In the latest case, Wang said he wrote the plagiarized paper in 2002 and used it in a public lecture. Academic websites have also published the paper, he said.
He found the plagiarized paper last Friday, and asked the two to apologize to him in the media.
He also demanded financial compensation, though he didn't reveal how much money he planned to ask for.
Yang has apologized to him over the phone, and said he signed his tutor's name on the paper as it was hard for a student to publish a paper in a core academic magazine.
"My tutor helped revise the paper, but he didn't know I published it with his name," he said.
Yang said he didn't think he would be caught. "I have felt upset every day since it was published in the magazine."
The magazine and Lu both refused comment yesterday.
Huo Qingwen, an education expert at Beijing Foreign Studies University's language education testing service, yesterday said some students take chances due to their lack of awareness of academic discipline and loose surveillance from their tutors.

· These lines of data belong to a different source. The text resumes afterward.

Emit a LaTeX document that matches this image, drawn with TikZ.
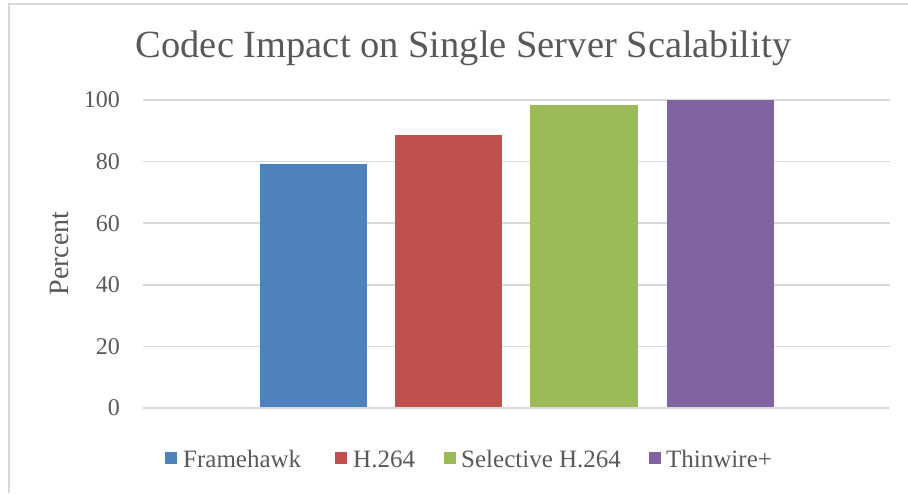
\documentclass[tikz,border=0pt]{standalone}
\usepackage{fontspec}
\setmainfont{Liberation Serif}
\usepackage{tikz}

\definecolor{txtgray}{HTML}{595959}
\definecolor{gridgray}{HTML}{D9D9D9}
\definecolor{fhblue}{HTML}{4F81BD}
\definecolor{hred}{HTML}{C0504D}
\definecolor{selgreen}{HTML}{9BBB59}
\definecolor{twpurple}{HTML}{8064A2}

\begin{document}
\begin{tikzpicture}[x=1pt,y=-1pt,
        gridline/.style={gridgray,line width=1.5pt},
        ticklabel/.style={anchor=east,txtgray,font=\fontsize{24}{24}\selectfont},
        legendlabel/.style={anchor=base west,txtgray,font=\fontsize{25}{25}\selectfont}]
        \tikzstyle{every node}+=[inner sep=0pt]
        \useasboundingbox (0,0) rectangle (908,493);
        % frame
        \draw [gridgray,line width=2pt] (8.5,493) -- (8.5,3.5) -- (908,3.5);
        % title
        \node [anchor=base,txtgray,font=\fontsize{38.5}{40}\selectfont] (title) at (463.5,57) {Codec Impact on Single Server Scalability};
        % grid
        \draw [gridline] (143,100) -- (890,100);
        \draw [gridline] (143,161.6) -- (890,161.6);
        \draw [gridline] (143,223.2) -- (890,223.2);
        \draw [gridline] (143,284.8) -- (890,284.8);
        \draw [gridline] (143,346.4) -- (890,346.4);
        \draw [gridgray,line width=2pt] (143,408) -- (890,408);
        % tick labels
        \node [ticklabel] (t100) at (120,100) {100};
        \node [ticklabel] (t80) at (120,161.6) {80};
        \node [ticklabel] (t60) at (120,223.2) {60};
        \node [ticklabel] (t40) at (120,284.8) {40};
        \node [ticklabel] (t20) at (120,346.4) {20};
        \node [ticklabel] (t0) at (120,408) {0};
        \node [rotate=90,txtgray,font=\fontsize{28}{28}\selectfont] (ylabel) at (59,253.5) {Percent};
        % bars
        \fill [fhblue] (260,164.3) rectangle (367,407);
        \fill [hred] (395,135) rectangle (502,407);
        \fill [selgreen] (530,105) rectangle (638,407);
        \fill [twpurple] (667,100) rectangle (774,407);
        % legend
        \fill [fhblue] (164.5,452) rectangle (176.6,464);
        \node [legendlabel] (lfh) at (183,467) {Framehawk};
        \fill [hred] (334.6,452) rectangle (346.7,464);
        \node [legendlabel] (lh) at (353,467) {H.264};
        \fill [selgreen] (443.6,452) rectangle (455.6,464);
        \node [legendlabel] (lsel) at (461,467) {Selective H.264};
        \fill [twpurple] (649,452) rectangle (661,464);
        \node [legendlabel] (ltw) at (666,467) {Thinwire+};
\end{tikzpicture}
\end{document}
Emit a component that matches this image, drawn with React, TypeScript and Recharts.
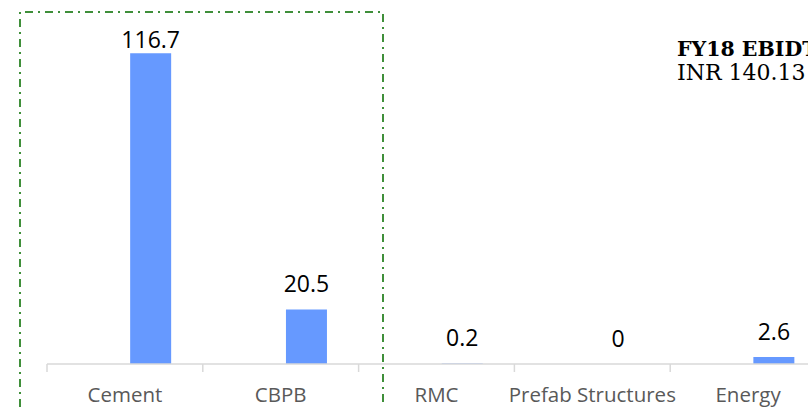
import React from "react";
import { BarChart, Bar, XAxis, YAxis, LabelList } from "recharts";

const categories = ["Cement", "CBPB", "RMC", "Prefab Structures", "Energy"];
const ebitdaFY18 = [116.7, 20.5, 0.2, 0, 2.6];
const hiddenSeries: (number | null)[] = [null, null, null, null, null];
const titleLines = ["FY18 EBIDTA", "INR 140.13 Cr"];

const data = categories.map((c, i) => ({
  name: c,
  hidden: hiddenSeries[i],
  value: ebitdaFY18[i],
}));

const CHART_W = 840;
const CHART_H = 407;
const MARGIN = { top: 44.5, right: 14, bottom: 13, left: 47 };
const HALF_BAND = (CHART_W - MARGIN.left - MARGIN.right) / categories.length / 2;
const LABEL_FONT = "'Open Sans', sans-serif";
const TITLE_FONT = "'DejaVu Serif', serif";

function CategoryTick(props: any) {
  const { x, y, payload } = props;
  return (
    <g>
      <line x1={x - HALF_BAND} x2={x - HALF_BAND} y1={y} y2={y + 8} stroke="#d9d9d9" strokeWidth={1.5} />
      <text x={x} y={y + 38} textAnchor="middle" fill="#595959" fontSize={20.5} fontFamily={LABEL_FONT}>
        {payload.value}
      </text>
    </g>
  );
}

function ValueLabel(props: any) {
  const { x, y, width, index } = props;
  const v = ebitdaFY18[index];
  if (v === null || v === undefined) return null;
  const ty = Math.max(y - 17, 48.3);
  return (
    <text x={x + width / 2} y={ty} textAnchor="middle" fill="#000" fontSize={23} fontFamily={LABEL_FONT}>
      {String(v)}
    </text>
  );
}

export default function App() {
  return (
    <div style={{ position: "absolute", left: 0, top: 0, width: 808, height: 407, overflow: "hidden", background: "#fff" }}>
      <BarChart
        width={CHART_W}
        height={CHART_H}
        data={data}
        margin={MARGIN}
        barCategoryGap="20%"
        barGap={11}
      >
        <XAxis
          dataKey="name"
          axisLine={{ stroke: "#d9d9d9", strokeWidth: 1.5 }}
          tickLine={false}
          tickSize={0}
          tickMargin={0}
          height={30}
          interval={0}
          tick={<CategoryTick />}
        />
        <YAxis hide domain={[0, 120]} />
        <Bar dataKey="hidden" fill="#6699ff" isAnimationActive={false} />
        <Bar
          dataKey="value"
          fill="#6699ff"
          isAnimationActive={false}
          minPointSize={(v: any) => (v === 0 ? 0.01 : 0)}
        >
          <LabelList dataKey="value" content={<ValueLabel />} />
        </Bar>
      </BarChart>
      <svg
        width={808}
        height={407}
        style={{ position: "absolute", left: 0, top: 0, pointerEvents: "none" }}
      >
        <path
          d="M20,407 L20,12 L383,12 L383,407"
          fill="none"
          stroke="#3f8f3a"
          strokeWidth={2}
          strokeDasharray="8 5 2 5"
        />
        <text x={677} y={56} fontFamily={TITLE_FONT} fontWeight="bold" fontSize={20.5} fill="#000">
          {titleLines[0]}
        </text>
        <text x={677} y={80} fontFamily={TITLE_FONT} fontSize={22} fill="#000">
          {titleLines[1]}
        </text>
      </svg>
    </div>
  );
}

Xu Mei, the spokeswomen of the Ministry of Education, earlier said that universities should handle these kinds of cases in a fair and open way, and order institutes to set up workshops for teachers and students to improve the awareness of academic discipline.
A national supervision committee was established in 2006 to curb violations of academic rights in social sciences, while the Ministry of Science and Technology also founded a new organization to supervise the financial integrity and efficiency of State-level programs.